While river cruising might not always come off as a travel style that lends itself to those traveling solo (it's hard to think of a river cruise ad that doesn't feature a couple gazing off into the distance from their balcony), there are ways in which river cruise lines have made and continue to try to make it easier for solo passengers to come aboard and have a good time while cruising.
For instance, for 2018, AmaWaterways has set aside more than 145 departures, including 24 wine-themed cruises, in Europe and Asia for which solo travelers can book a stateroom without having to pay a single supplement (this applies to all stateroom categories excluding suites, A+ and AA+ categories). Solo guests who book a base category stateroom (category E or D) on any departure will have the single supplement fee waived.
Additionally, on four of its ships — the AmaDolce, AmaDante, AmaLyra and AmaCello — AmaWaterways has a limited number of specially designed, single occupancy staterooms that feature a French balcony and require no single supplement.
"We are always excited to welcome solo travelers onboard and have continued to see tremendous growth in this market," said Kristin Karst, executive vice president and co-owner of AmaWaterways.
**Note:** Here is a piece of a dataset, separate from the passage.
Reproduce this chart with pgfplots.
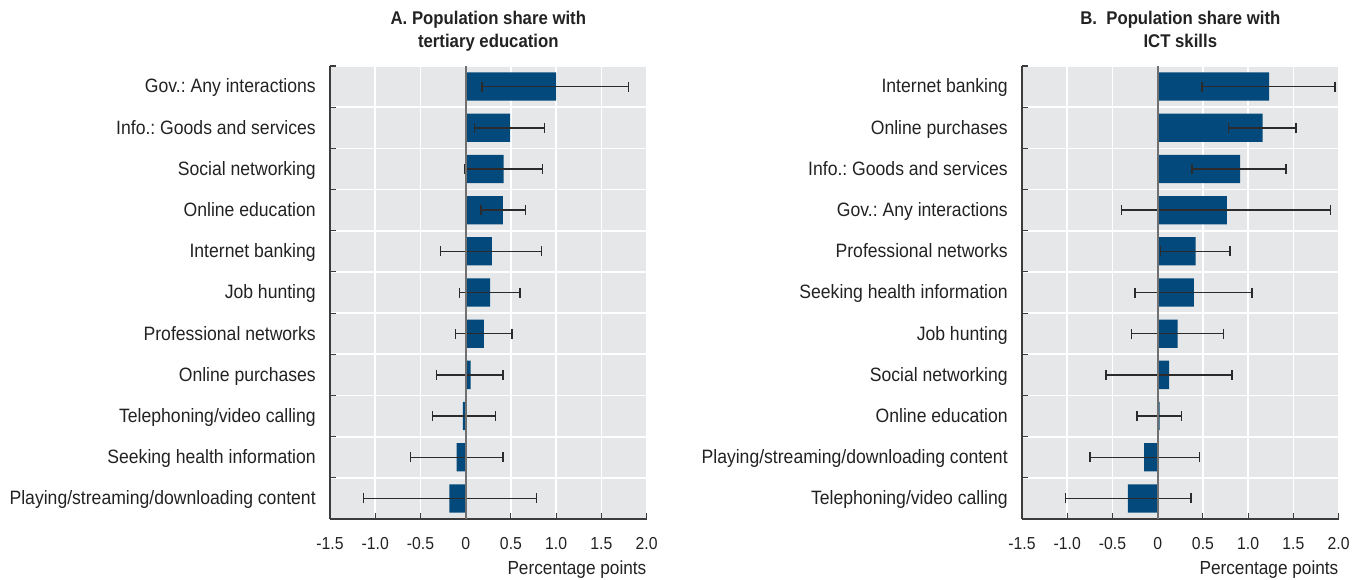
\documentclass[border=0pt]{standalone}
\usepackage{fontspec}
\setmainfont{Liberation Sans}[FakeStretch=0.91]
\usepackage{pgfplots}
\usepackage{pgfplotstable}
\pgfplotsset{compat=1.18}
\frenchspacing

\definecolor{barblue}{RGB}{4,73,123}
\definecolor{bggrey}{RGB}{230,231,233}
\definecolor{axisdark}{RGB}{60,60,60}
\definecolor{zerogrey}{RGB}{112,112,112}
\definecolor{errcol}{RGB}{43,43,43}
\definecolor{txtcol}{RGB}{34,34,34}

\newcommand\labfont{\fontsize{14.5pt}{17pt}\selectfont}
\newcommand\tickfont{\fontsize{13pt}{15pt}\selectfont}
\newcommand\xlabfont{\fontsize{14.2pt}{17pt}\selectfont}
\newcommand\titfont{\fontsize{13.8pt}{17.25pt}\selectfont\bfseries}

% Panel A: tertiary education
\pgfplotstableread{
y val lo hi
0 1.00 0.18 1.80
1 0.49 0.10 0.87
2 0.42 -0.01 0.85
3 0.41 0.17 0.66
4 0.29 -0.28 0.84
5 0.27 -0.07 0.60
6 0.20 -0.11 0.51
7 0.055 -0.32 0.41
8 -0.03 -0.37 0.33
9 -0.10 -0.61 0.41
10 -0.18 -1.13 0.78
}\tabA

% Panel B: ICT skills
\pgfplotstableread{
y val lo hi
0 1.23 0.49 1.96
1 1.16 0.78 1.53
2 0.91 0.38 1.42
3 0.765 -0.40 1.91
4 0.42 0.03 0.80
5 0.40 -0.25 1.04
6 0.22 -0.29 0.73
7 0.125 -0.57 0.82
8 0.02 -0.23 0.26
9 -0.15 -0.75 0.46
10 -0.33 -1.02 0.37
}\tabB

\pgfplotsset{
  panel/.style={
    scale only axis, width=237.5pt, height=339.75pt,
    xmin=-1.5, xmax=2, ymin=-0.5, ymax=10.5, y dir=reverse,
    axis background/.style={fill=bggrey},
    axis x line*=bottom, axis y line*=left,
    axis line style={-, draw=axisdark, line width=1pt},
    xtick={-1.5,-1,-0.5,0,0.5,1,1.5,2},
    xticklabels={-1.5,-1.0,-0.5,0,0.5,1.0,1.5,2.0},
    ytick={-0.5,0.5,...,10.5}, yticklabels={},
    tick align=inside, major tick length=4.5pt,
    tick style={draw=axisdark, line width=0.8pt},
    grid=major, major grid style={white, line width=1.3pt},
    extra y ticks={0,1,...,10},
    extra y tick style={major tick length=0pt, grid=none, tick style={draw=none}},
    yticklabel style={font=\labfont, text=txtcol, inner sep=0pt, anchor=base east, xshift=-10.5pt, yshift=-4.8pt},
    xticklabel style={font=\tickfont, text=txtcol, inner sep=0pt, anchor=base, yshift=-22.5pt},
    xlabel={Percentage points},
    xlabel style={font=\xlabfont, text=txtcol, inner sep=0pt, at={(1,0)}, anchor=base east, yshift=-41.25pt},
    title style={font=\titfont, text=txtcol, align=center, inner sep=0pt, text depth=0pt, at={(0.5,1)}, anchor=south, yshift=7.5pt},
  },
  barplot/.style={
    xbar, bar width=21.2pt, bar shift=0pt, fill=barblue, draw=none,
    error bars/.cd, x dir=both, x explicit, error mark=|,
    error mark options={errcol, line width=1.1pt, mark size=3.75pt},
    error bar style={errcol, line width=1.1pt},
  },
}

\begin{document}
\begin{tikzpicture}

\begin{axis}[panel, at={(247.5pt,45pt)}, anchor=south west,
  title={A. Population share with\\tertiary education},
  extra y tick labels={{Gov.: Any interactions},{Info.: Goods and services},{Social networking},{Online education},{Internet banking},{Job hunting},{Professional networks},{Online purchases},{Telephoning/video calling},{Seeking health information},{Playing/streaming/downloading content}}]
\addplot[barplot] table[x=val, y=y, x error plus expr=\thisrow{hi}-\thisrow{val}, x error minus expr=\thisrow{val}-\thisrow{lo}] {\tabA};
\draw[zerogrey, line width=1.2pt] (axis cs:0,-0.5) -- (axis cs:0,10.5);
\end{axis}

\begin{axis}[panel, at={(766.5pt,45pt)}, anchor=south west,
  title={B.\ \ Population share with\\ICT skills},
  extra y tick labels={{Internet banking},{Online purchases},{Info.: Goods and services},{Gov.: Any interactions},{Professional networks},{Seeking health information},{Job hunting},{Social networking},{Online education},{Playing/streaming/downloading content},{Telephoning/video calling}}]
\addplot[barplot] table[x=val, y=y, x error plus expr=\thisrow{hi}-\thisrow{val}, x error minus expr=\thisrow{val}-\thisrow{lo}] {\tabB};
\draw[zerogrey, line width=1.2pt] (axis cs:0,-0.5) -- (axis cs:0,10.5);
\end{axis}

\pgfresetboundingbox
\path[use as bounding box] (0,0) rectangle (1015.5pt,434.25pt);
\end{tikzpicture}
\end{document}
Solo travelers will be invited to an exclusive welcome cocktail reception and are often invited to dine at a designated captain's table in the main dining room.
New for 2018, British company Riviera River Cruises has set aside two November departures next year on which the single supplement will be waived, one on the Danube and one on France's Rhone River.
Tauck has a long-standing policy that its lower-deck Category 1 cabins never have a single supplement, and it offers a reduced single supplement on upper-deck Category 4 and 5 staterooms.
In some cases, the key to getting a good solo travel deal on a river cruise is to book early. In May, Avalon Waterways waived the single supplement on all of its 2018 Europe departures and select Mekong and Irrawaddy departures in Asia for a limited time, but now there are few remaining departures to which the deal still applies.
And this past summer, canal barge operator European Waterways waived the single supplement on many of its hotel barge cruises for the remainder of the 2017 season. So, solo travelers just need to keep their eye out.
Room for improvement
Despite these and many of the other single traveler offers that river cruise lines roll out throughout the season, the river cruise industry apparently still has some work to do. Earlier this year, the blog Solo Traveler and Australia travel insurance company World Nomads joined forces to launch the first Solo Travel Awards in an effort to recognize suppliers that are doing a standout job catering to the solo travel market.
Three of the five judges for the awards decided not to recognize the river cruise nominees as delivering what solo travelers need, and thus no river cruise line was awarded. The selection criteria included looking at things like whether and what kind of single supplement is applied, how limited and what kind of space is allocated to solo travelers and whether there are any special services provided for solo travelers before or during trips.
"There are still too many barriers for solo travelers despite the overwhelming evidence of the upside for the industry to serve this market," Solo Traveler said in a statement about the awards. "We're going to continue to advocate for the solo market and are looking forward to using the insight we have gained from our global community to help companies capitalize on one of the most important and emerging travel trends."